President of Bangladesh Krishak League
- Succeeded by: Rashed Mosharraf

Personal details
- Born: 19 March 1937 (age 89) Bera, Pabna District, Bengal Presidency
- Party: Awami League
- Relatives: Mirza Abdul Halim (brother) Mirza Abdul Awal (brother) Manzur Quader (nephew)

= Mirza Abdul Jalil =

Bangladeshi economist and politician of Awami League (born 1937)

Mirza Abdul Jalil (born 19 March 1937) is a Bangladeshi economist and politician of Awami League.

== Early life and family ==
Mirza Abdul Jalil was born on 19 March 1937 to a Bengali Muslim family of Mirzas in the village of Joynagar in Bera, Pabna District, then part of the Bengal Presidency. His brothers Mirza Abdul Halim and Mirza Abdul Awal were former parliamentarians associated with the Bangladesh Nationalist Party. The retired army major Manzur Quader is his nephew.
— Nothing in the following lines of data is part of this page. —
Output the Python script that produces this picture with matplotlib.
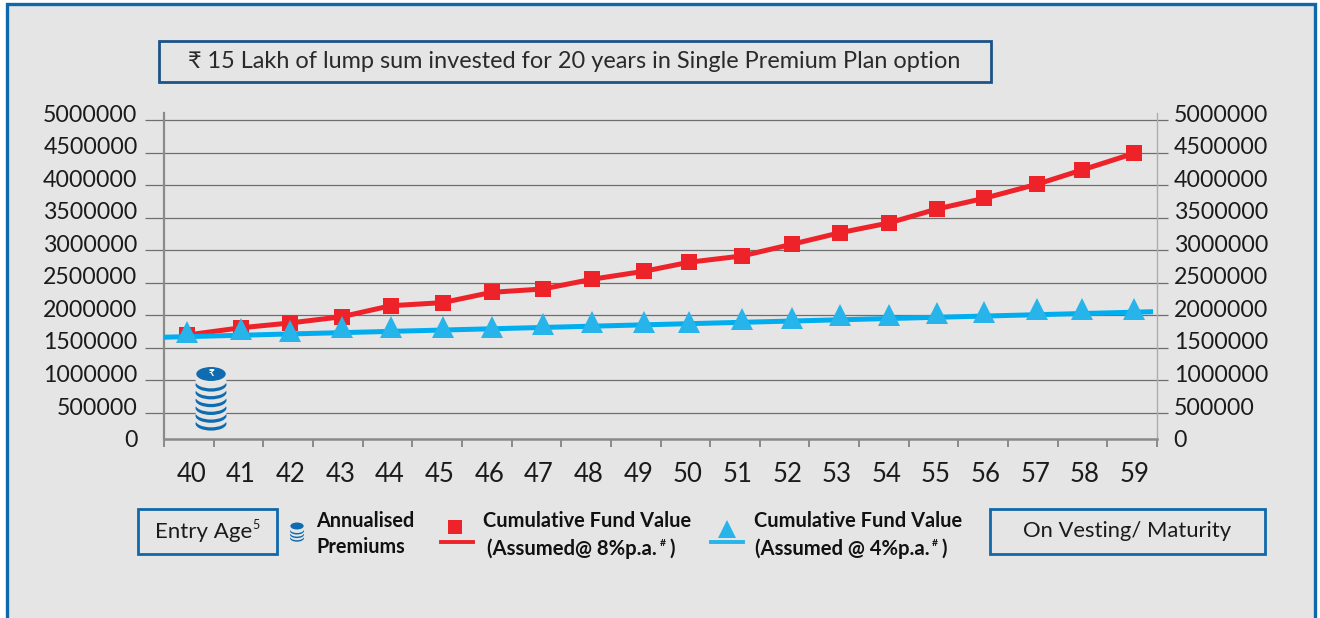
import matplotlib
matplotlib.use("Agg")
import matplotlib.pyplot as plt
from matplotlib.lines import Line2D
from matplotlib.patches import Ellipse, Rectangle
from matplotlib.transforms import IdentityTransform, ScaledTranslation

plt.rcParams['font.family'] = ['Lato', 'DejaVu Sans']

# Data
entry_age = [40, 41, 42, 43, 44, 45, 46, 47, 48, 49, 50, 51, 52, 53, 54, 55, 56, 57, 58, 59]
marker_pos = [39.96, 41.06, 42.04, 43.08, 44.07, 45.11, 46.10, 47.13, 48.12, 49.17,
              50.07, 51.14, 52.15, 53.12, 54.10, 55.07, 56.02, 57.08, 57.99, 59.04]
fund_8 = [1697000, 1809000, 1882000, 1978000, 2147000, 2194000, 2353000, 2404000, 2553000, 2676000,
          2814000, 2911000, 3091000, 3269000, 3418000, 3633000, 3797000, 4012000, 4232000, 4488000]
fund_4 = [1736000, 1794000, 1766000, 1825000, 1814000, 1814000, 1814000, 1869000, 1897000, 1897000,
          1902000, 1948000, 1966000, 1997000, 2009000, 2031000, 2054000, 2089000, 2092000, 2092000]
fund_4_line_x = [39.5, 59.42]
fund_4_line = [1663000, 2055000]
y_ticks = [0, 500000, 1000000, 1500000, 2000000, 2500000, 3000000, 3500000, 4000000, 4500000, 5000000]

BG = "#e5e5e5"
RED = "#ee2229"
BLUE = "#27b4ea"
BLUE_LINE = "#00aeef"
FRAME = "#0f68aa"
DARK = "#1b1b1b"
GRID = "#6e6e6e"

fig = plt.figure(figsize=(13.2, 6.18), dpi=100, facecolor="white")
H = 618


def rect(x0, y0, x1, y1, edge=FRAME, face="none", lw=2.0, z=0.5):
    fig.add_artist(Rectangle((x0, H - y1), x1 - x0, y1 - y0, transform=IdentityTransform(),
                             edgecolor=edge, facecolor=face, linewidth=lw, zorder=z))


def label(x, y, s, size=16, weight="normal", ha="left", color=DARK):
    fig.text(x, H - y, s, transform=IdentityTransform(), fontsize=size, fontweight=weight,
             ha=ha, va="center", color=color, zorder=6)


def coins(cx, top, w, h, gap, n):
    # pile of coins, bottom one first
    for i in range(n, 0, -1):
        y = top + i * gap + h * 0.2
        fig.add_artist(Ellipse((cx, H - y), w, h, transform=IdentityTransform(), color="#0f6cb0", lw=0, zorder=4))
        fig.add_artist(Ellipse((cx, H - y + gap * 0.42), w, h, transform=IdentityTransform(), color=BG, lw=0, zorder=4))
    fig.add_artist(Ellipse((cx, H - top), w * 0.95, h, transform=IdentityTransform(), color="#0f6cb0", lw=0, zorder=4))


# background and outer frame
rect(7, 4, 1315, 640, face=BG, lw=2.4, z=-1)

ax = fig.add_axes([164 / 1320, 1 - 438.6 / 618, (1157 - 164) / 1320, (438.6 - 113) / 618])
ax.set_facecolor("none")
ax.set_xlim(39.5, 59.5)
ax.set_ylim(106000, 5107000)

ax.hlines([v for v in y_ticks if v > 0], 39.117, 59.72, color=GRID, lw=0.9, clip_on=False, zorder=1)

ax.plot(marker_pos, fund_8, color=RED, lw=3.6, marker="s", ms=11.5, mew=0, zorder=3, clip_on=False)
ax.plot(fund_4_line_x, fund_4_line, color=BLUE_LINE, lw=3.6, solid_capstyle="butt", zorder=4)
ax.plot(marker_pos, fund_4, color=BLUE, lw=0, marker="^", ms=16, mew=0, zorder=5)

ax.spines["top"].set_visible(False)
ax.spines["left"].set_color("#8a8a8a")
ax.spines["left"].set_linewidth(1.6)
ax.spines["bottom"].set_color("#8a8a8a")
ax.spines["bottom"].set_linewidth(1.8)
ax.spines["right"].set_color("#adadad")
ax.spines["right"].set_linewidth(1.0)

ax.set_yticks([])
ax.set_xticks(entry_age)
ax.set_xticklabels([str(a) for a in entry_age], fontsize=18.5, color=DARK)
ax.set_xticks([a - 0.5 for a in entry_age] + [59.5], minor=True)
ax.tick_params(axis="x", which="major", length=0, pad=17)
ax.tick_params(axis="x", which="minor", length=5.5, width=1.4, color="#8a8a8a")
# age labels sit slightly right of the category centre
for t in ax.get_xticklabels():
    t.set_transform(t.get_transform() + ScaledTranslation(1.8 / 72, 0, fig.dpi_scale_trans))

# y labels sit a little above their gridlines on both sides
for v in y_ticks:
    ax.annotate(str(v), xy=(0, v), xycoords=ax.get_yaxis_transform(), xytext=(-19, 3.5),
                textcoords="offset points", ha="right", va="center", fontsize=16.7,
                color=DARK, annotation_clip=False)
    ax.annotate(str(v), xy=(1, v), xycoords=ax.get_yaxis_transform(), xytext=(12, 3.5),
                textcoords="offset points", ha="left", va="center", fontsize=16.7,
                color=DARK, annotation_clip=False)

# title box
rect(159, 41, 991, 82, edge="#1c5288")
label(574, 61, "₹ 15 Lakh of lump sum invested for 20 years in Single Premium Plan option", size=16.9, ha="center", color="#2a2a2a")

# coin pile at age 40
coins(211, 374, 31, 14, 7.8, 6)
label(211, 374, "₹", size=7, weight="bold", ha="center", color="white")

# bottom boxes
rect(138, 509, 277, 554)
label(155, 532, "Entry Age", size=16)
label(252, 525, "5", size=9)
rect(990, 509, 1265, 554)
label(1127, 531, "On Vesting/ Maturity", size=15.8, ha="center")

# legend
coins(297, 526, 14, 7, 3.6, 3)
label(316, 521, "Annualised", size=14.3, weight="bold", color="#111111")
label(316, 547, "Premiums", size=14.3, weight="bold", color="#111111")

fig.add_artist(Line2D([455], [H - 527], transform=IdentityTransform(), marker="s", ms=10.5, mew=0, color=RED, zorder=5))
fig.add_artist(Line2D([441, 473], [H - 542, H - 542], transform=IdentityTransform(), color=RED, lw=2.8, zorder=5))
label(483, 521, "Cumulative Fund Value", size=14.4, weight="bold", color="#111111")
label(487, 549, "(Assumed@ 8%p.a.", size=14.6, weight="bold", color="#111111")
label(660, 544, "#", size=7.5, weight="bold", color="#111111")
label(669, 549, ")", size=14.6, weight="bold", color="#111111")

fig.add_artist(Line2D([727], [H - 529], transform=IdentityTransform(), marker="^", ms=13.5, mew=0, color=BLUE, zorder=5))
fig.add_artist(Line2D([711, 743], [H - 542, H - 542], transform=IdentityTransform(), color=BLUE, lw=2.8, zorder=5))
label(754, 521, "Cumulative Fund Value", size=14.4, weight="bold", color="#111111")
label(755, 549, "(Assumed @ 4%p.a.", size=14.6, weight="bold", color="#111111")
label(932, 544, "#", size=7.5, weight="bold", color="#111111")
label(941, 549, ")", size=14.6, weight="bold", color="#111111")

fig.savefig("out.png", dpi=100, facecolor="white")
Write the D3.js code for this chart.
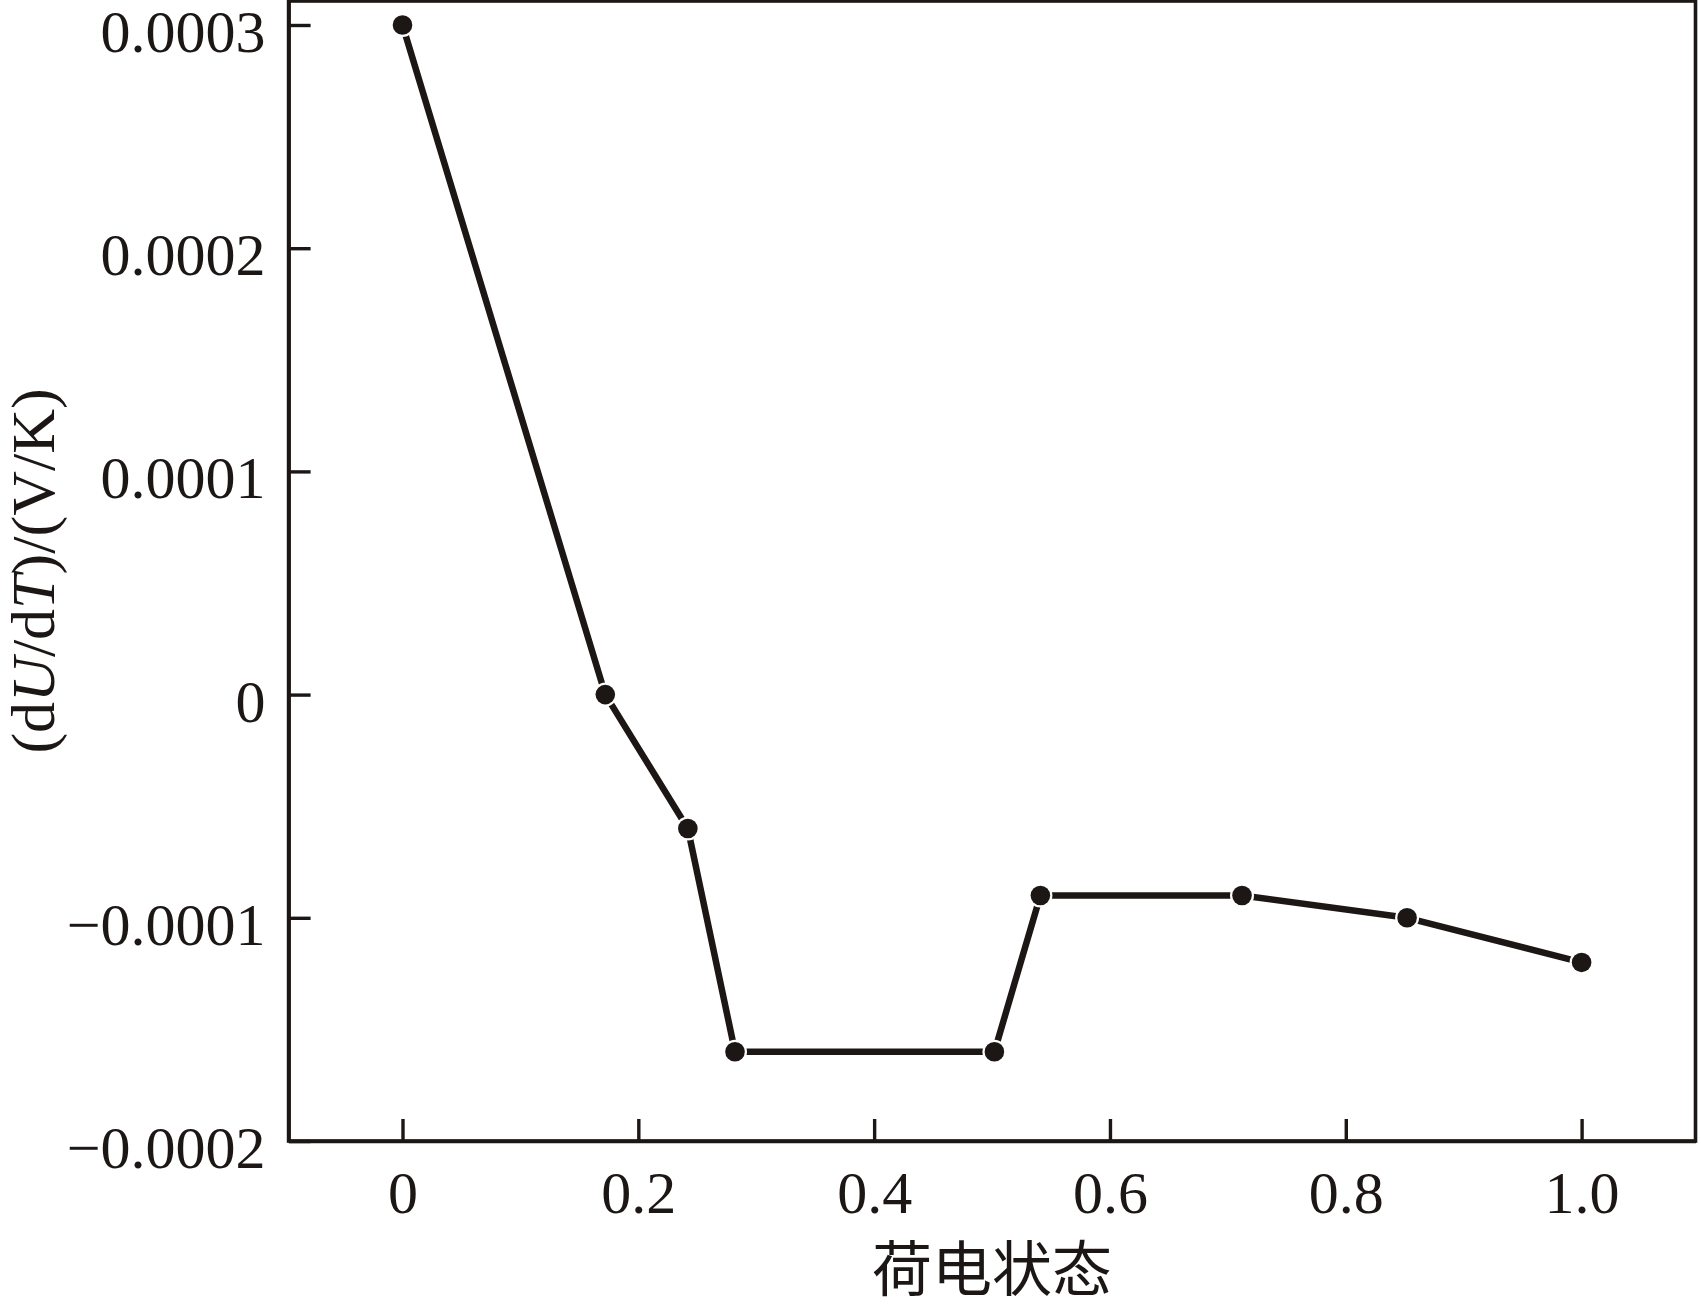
<!DOCTYPE html>
<html>
<head>
<meta charset="utf-8">
<script src="https://cdn.jsdelivr.net/npm/d3@7"></script>
<style>
  html, body { margin: 0; padding: 0; background: #fff; }
  svg { display: block; }
  .axis path, .axis line { stroke: #1c1715; }
  .axis text { font-family: "Liberation Serif", "DejaVu Serif", serif; fill: #1c1715; }
</style>
</head>
<body>
<div id="chart"></div>
<script>
// state of charge vs dU/dT
const soc = [0, 0.172, 0.242, 0.282, 0.502, 0.541, 0.712, 0.852, 1.0];
const dUdT = [0.0003, 0, -0.00006, -0.00016, -0.00016, -0.00009, -0.00009, -0.0001, -0.00012];

const xTicks = [0, 0.2, 0.4, 0.6, 0.8, 1.0];
const xTickLabels = ['0', '0.2', '0.4', '0.6', '0.8', '1.0'];
const yTicks = [0.0003, 0.0002, 0.0001, 0, -0.0001, -0.0002];
const yTickLabels = ['0.0003', '0.0002', '0.0001', '0', '\u22120.0001', '\u22120.0002'];

const xTitle = '荷电状态';

function createChart() {
  const width = 1701;
  const height = 1310;
  const margin = { top: 1, right: 5.5, bottom: 169, left: 288.6 };
  const ink = '#1c1715';

  const usable = {
    left: margin.left,
    right: width - margin.right,
    top: margin.top,
    bottom: height - margin.bottom,
  };

  const xScale = d3.scaleLinear().domain([-0.0966, 1.0966]).range([usable.left, usable.right]);
  const yScale = d3.scaleLinear().domain([-0.0002, 0.00031075]).range([usable.bottom, usable.top]);

  const svg = d3.select('#chart')
    .append('svg')
    .attr('width', width)
    .attr('height', height)
    .attr('viewBox', `0 0 ${width} ${height}`);

  // frame (top and right sides)
  svg.append('rect')
    .attr('x', usable.left)
    .attr('y', usable.top)
    .attr('width', usable.right - usable.left)
    .attr('height', usable.bottom - usable.top)
    .attr('fill', 'none')
    .attr('stroke', ink)
    .attr('stroke-width', 3.6);

  // axes, ticks pointing inward
  const xAxis = d3.axisBottom(xScale)
    .tickValues(xTicks)
    .tickFormat((d, i) => xTickLabels[i])
    .tickSizeInner(-22)
    .tickSizeOuter(0)
    .tickPadding(29);

  const gx = svg.append('g')
    .attr('class', 'axis')
    .attr('transform', `translate(0, ${usable.bottom})`)
    .call(xAxis);
  gx.select('.domain').attr('stroke-width', 3.6);
  gx.selectAll('.tick line').attr('stroke-width', 3.4);
  gx.selectAll('.tick text').attr('font-size', 60).attr('dy', '0.71em');

  const yAxis = d3.axisLeft(yScale)
    .tickValues(yTicks)
    .tickFormat((d, i) => yTickLabels[i])
    .tickSizeInner(-22)
    .tickSizeOuter(0)
    .tickPadding(23);

  const gy = svg.append('g')
    .attr('class', 'axis')
    .attr('transform', `translate(${usable.left}, 0)`)
    .call(yAxis);
  gy.select('.domain').attr('stroke-width', 3.6);
  gy.selectAll('.tick line').attr('stroke-width', 3.4);
  gy.selectAll('.tick text').attr('font-size', 60).attr('dy', '0.44em');

  // axis titles
  svg.append('text')
    .attr('x', (usable.left + usable.right) / 2)
    .attr('y', 1291)
    .attr('text-anchor', 'middle')
    .attr('font-family', '"Noto Sans CJK SC", sans-serif')
    .attr('font-size', 60)
    .attr('fill', ink)
    .text(xTitle);

  const yTitle = svg.append('text')
    .attr('transform', `translate(54, ${(usable.top + usable.bottom) / 2}) rotate(-90)`)
    .attr('text-anchor', 'middle')
    .attr('font-family', '"Liberation Serif", serif')
    .attr('font-size', 62)
    .attr('fill', ink);
  yTitle.append('tspan').text('(d');
  yTitle.append('tspan').attr('font-style', 'italic').text('U');
  yTitle.append('tspan').text('/d');
  yTitle.append('tspan').attr('font-style', 'italic').text('T');
  yTitle.append('tspan').text(')/(V/K)');

  // data line
  const points = soc.map((s, i) => ({ x: s, y: dUdT[i] }));

  const line = d3.line()
    .x((d) => xScale(d.x))
    .y((d) => yScale(d.y));

  svg.append('path')
    .datum(points)
    .attr('fill', 'none')
    .attr('stroke', ink)
    .attr('stroke-width', 6.5)
    .attr('stroke-linejoin', 'round')
    .attr('d', line);

  const dots = svg.append('g').attr('class', 'dots');

  // small white halo so the line stops just short of each dot
  dots.selectAll('circle.halo')
    .data(points)
    .join('circle')
    .attr('class', 'halo')
    .attr('cx', (d) => xScale(d.x))
    .attr('cy', (d) => yScale(d.y))
    .attr('r', 12)
    .attr('fill', '#fff');

  dots.selectAll('circle.dot')
    .data(points)
    .join('circle')
    .attr('class', 'dot')
    .attr('cx', (d) => xScale(d.x))
    .attr('cy', (d) => yScale(d.y))
    .attr('r', 9.8)
    .attr('fill', ink);
}

createChart();
</script>
</body>
</html>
During his student life, Abdul Jalil was elected joint secretary of the All Pakistan Students Union in 1962.

== Career ==
Jalil started his career as 1986 at the Department of Livestock. He retired from government service in 1994. From 1996 to 2001, he served as the chairperson of Bangladesh Krishi Bank.

Jalil was nominated from Awami League to contest the 8th parliamentary election in 2001 from Pabna-2. He lost the election to AKM Salim Reza Habib, the Bangladesh Nationalist Party candidate. On 22 December 2006, he led a procession of 200 Awami League activists through Dhaka as part of Awami League's protests for fair election. The demonstrators clashed with police near Mirpur and a police car was set on fire. The police were support by Bangladesh Army soldiers, the first time since the presidendency of Hussain Mohammad Ershad. Jalil was detained and sent to Dhaka Central Jail by a Dhaka court on charges under Speedy Trial (Law and Order Disruption) Act.

Jalil served as a secretary in the Ministry of Science and Technology of the government of Bangladesh and specialised in agriculture. He is a former president of Bangladesh Krishak League, the farmers wing of Awami League. In 2008 he sought the nomination of Awami League to contest 9th parliamentary elections from Pabna-2. The nomination went to A. K. Khandker who was elected to parliament in the election.

Jalil is also a former member of the advisory council of Awami League. He was appointed the chairperson of Bangladesh Privatisation Commission in 2009. In January 2011, he stated that the government planned to save state pwned enterprises through privatisation. On 21 December 2011, he called for an establishment of a strong regional network in South Asia to address climate change. The Bangladesh Privatisation Commission was merged with the Board of Investment to form Bangladesh Investment Development Authority in 2016. He sought the nomination from Awami League to contest the 2018 general election from Pabna.

Jali was awarded the Ekushey Padak in 2021 in economics.